Is digital content protection something that all companies will be looking at five years from now?

I think we are on the cusp of this growth right now. We've seen the pain identified with MP3 files in the entertainment business and what it's done to that industry. That has really lit a fire under other commercial businesses to start thinking about how we are going to allow for distribution of digital content within their world.

What are we going to do in our world as our content or capabilities move to the Internet or to digital platforms? What kinds of digital rights or copyright protections or technologies can be employed to protect our content—whether it be for business consumption, which might be proprietary information; educational, which might be copyrighted for fee-based content, from online or distance learning, because you're charging for the course; or for industrial purposes to actually distribute maintenance logs and information that might have graphics and schematics associated with maintenance logs?

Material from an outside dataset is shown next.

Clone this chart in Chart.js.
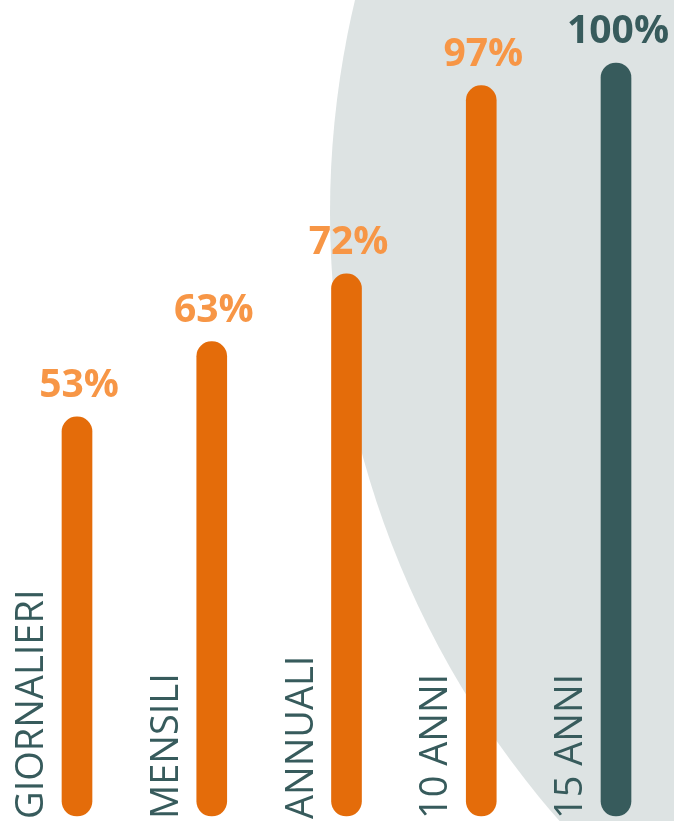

Every industry is now looking at this.

It's difficult to take a DRM technology that's made to be used only for music and make it work for other companies. And there are different ways you're going to want to have rights to the content. So instead of having a stand-alone technology, we have plugged it into an open framework for IBM middleware so that you have the flexibility to use the DMF specific to your industry or your company's needs.

As for the future, I think we're going to move toward standards. There needs to be a set of standards, but it's very difficult to work with standards. How do you standardize security? You can go so far as to say there are standards associated with digital rights management, but you can't divulge all the secrets as to how you're securing content because the secret gets out and you've lost. It is necessary to have standards at certain levels to how these things operate.

We are working diligently with those standards bodies on how this will evolve, organizations like MPEG (Moving Picture Experts Group) and OMA (Open Mobile Alliance). Our part is to work through the issues and especially how it evolves, so that it's standing but still open, as opposed to a completely vertical approach—like how Microsoft would approach it, which would be their way or the highway.